White Trousers and Jeans
White denim and white tailored trousers occupy an unusual position in most wardrobes: deeply desired in theory and chronically underused in practice. The hesitation is usually about styling rather than the pieces themselves. The solution is to treat white as a neutral in the same way you would treat camel or stone: contrast it boldly with a saturated colour on top, or commit fully to a tonal look anchored by a black leather jacket or a cream knit. Both approaches work, and both produce outfits that photograph well, which is not a coincidence. White trousers also serve as a visual reset in an otherwise dark or mid-toned neutral palette, preventing the overall wardrobe from reading too heavy when navy, grey, and charcoal are doing most of the structural work.
Waisted Blazers
Among all nine pieces, the waisted blazer carries the most outfit-transforming potential. Unlike a straight-cut or oversized blazer, the waisted silhouette creates structure at the torso that makes everything beneath it, jeans, trousers, or a pencil skirt, look more intentional. It functions as the finishing layer that converts a combination of separates into a considered outfit. Throw it over a boatneck tee and stovepipe jeans and the result reads like something assembled with genuine thought rather than pulled on in a hurry. This is the single piece in the nine worth investing in at the higher end of your budget: a well-constructed waisted blazer in black, camel, or chalk white has a cost-per-wear return that justifies the spend within a single season, because it elevates every other piece beneath it.
Cropped Pants
Cropped pants occupy the productive middle ground between tailored trousers and casual denim, which is precisely why they belong in a nine-piece system. The cropped length, sitting at or just above the ankle, works across a wider range of proportions than full-length trousers often do, and it keeps the silhouette feeling light rather than heavy as temperatures rise through spring. Style them with a lightweight V-neck sweater and kitten-heel mules for an outfit that reads polished without effort, or pair them with soft flats and a boatneck tee for a weekend iteration that is just as put-together. In a neutral linen, a slim ponte, or a fine cotton, they carry straight through to summer without looking like a transitional compromise.

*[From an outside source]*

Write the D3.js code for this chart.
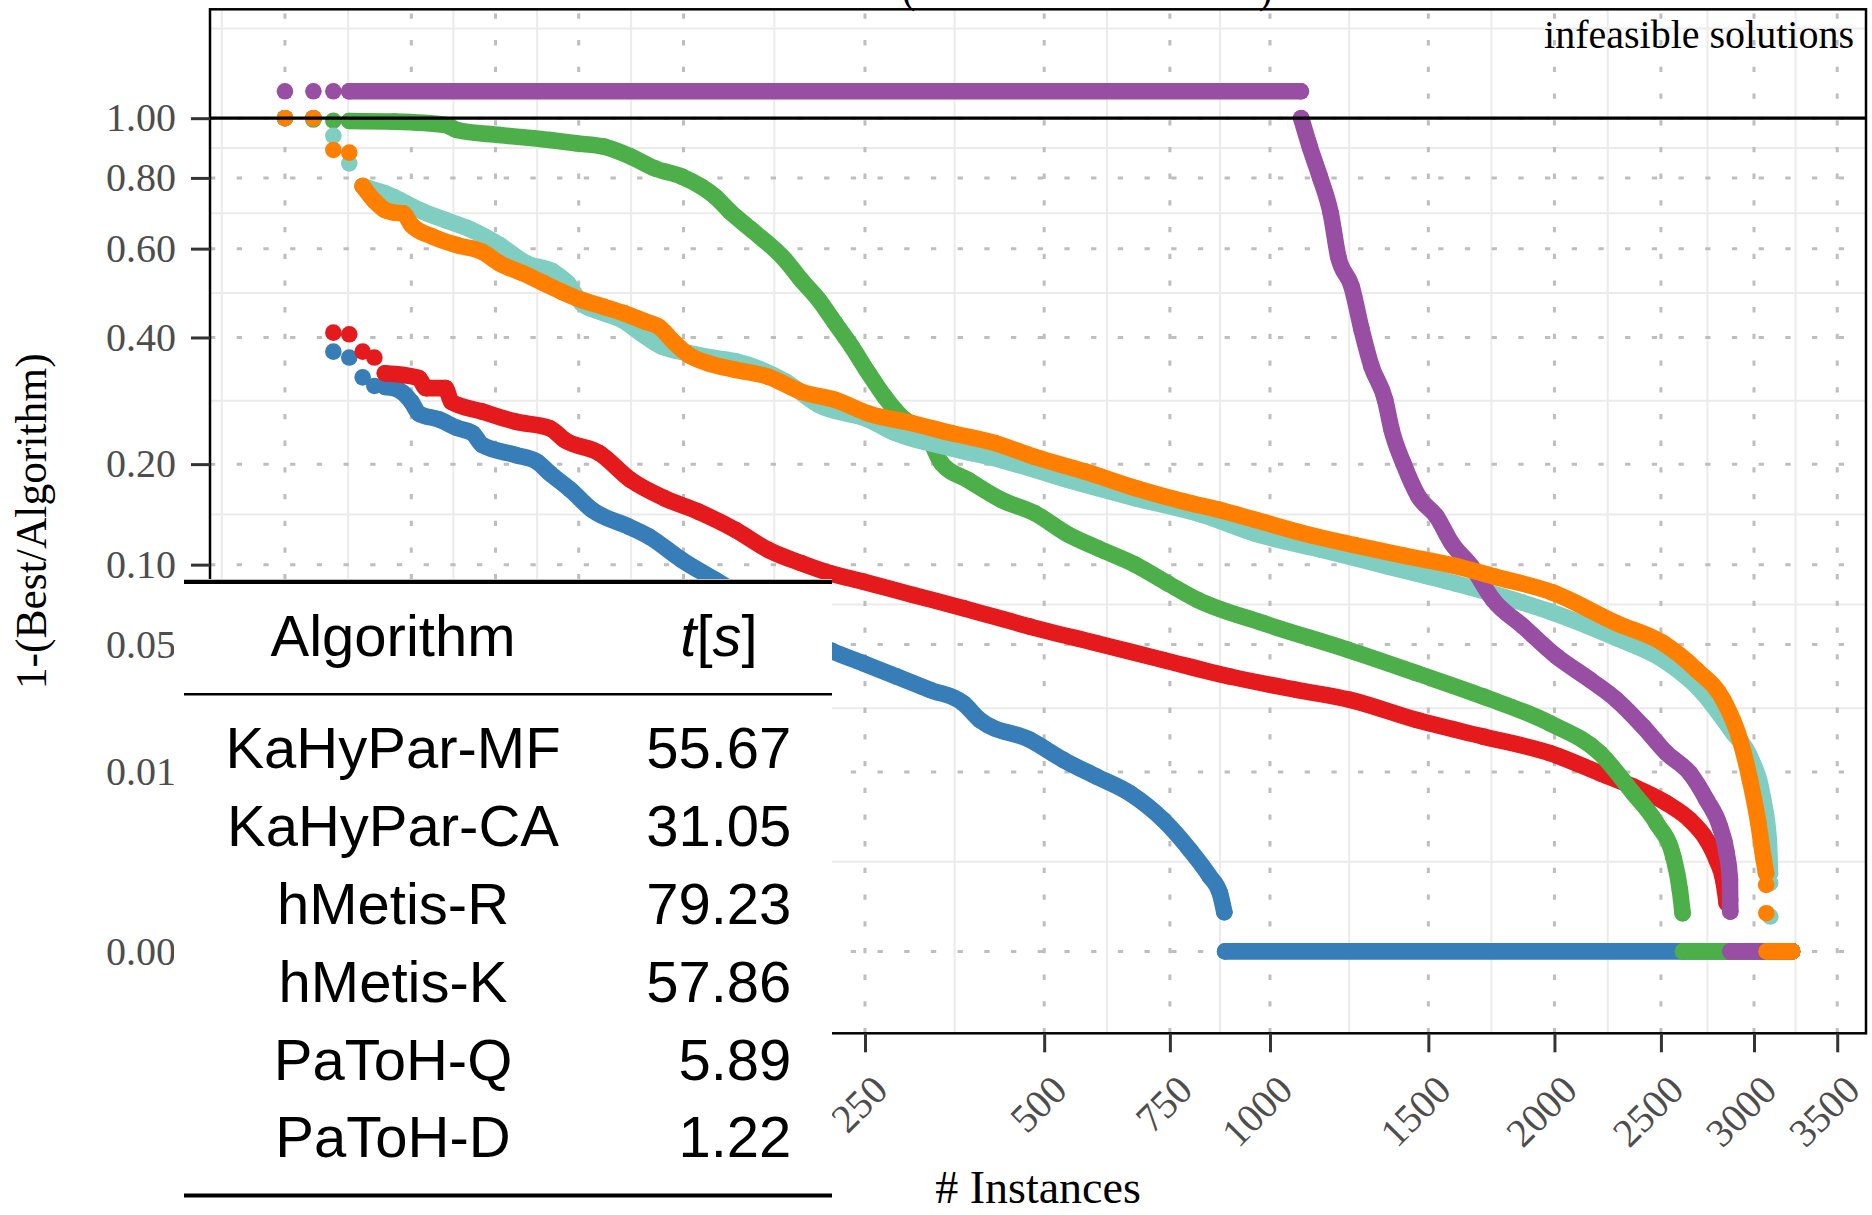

Three Outfit Formulas That Do the Work
Getting the most from nine pieces means having a handful of reliable combinations to reach for without deliberating. These three cover the most common weekly scenarios:
- Work: Waisted blazer + boatneck tee + knee-length pencil skirt + kitten-heel mules. The blazer adds structure, the mules extend the leg line past the hemline, and the tee keeps the neckline refined without effort.
- Weekend: Stovepipe jeans + lightweight high-V sweater + soft flats. Tuck the sweater slightly at the front, add a single necklace, and the outfit is done in under three minutes.
- Evening: White trousers + boatneck tee + waisted blazer + kitten-heel mules. The white creates brightness against a neutral blazer; the mules shift the register from day to night without a full outfit change.
Shop Your Closet First
Before adding anything new to the list, run a quick audit against what you already own. Pull everything out and ask three questions for each candidate piece:
- Already own it and the fit is right: It counts toward the nine. Keep it.
- Already own it but the fit is off: Decide between altering it (worth doing for great fabric) or replacing it.
- Do not own it: Identify which missing piece is doing the most work in the three formulas above.
Based on those combinations, the waisted blazer is consistently the piece with the highest multiplying effect. It is the item most likely to transform pieces you already own into something that looks deliberate rather than assembled. If there is one upgrade to prioritise this spring, it is that one. Get the fit right, choose a neutral that works with everything else in the wardrobe, and the remaining eight pieces will fall into place around it.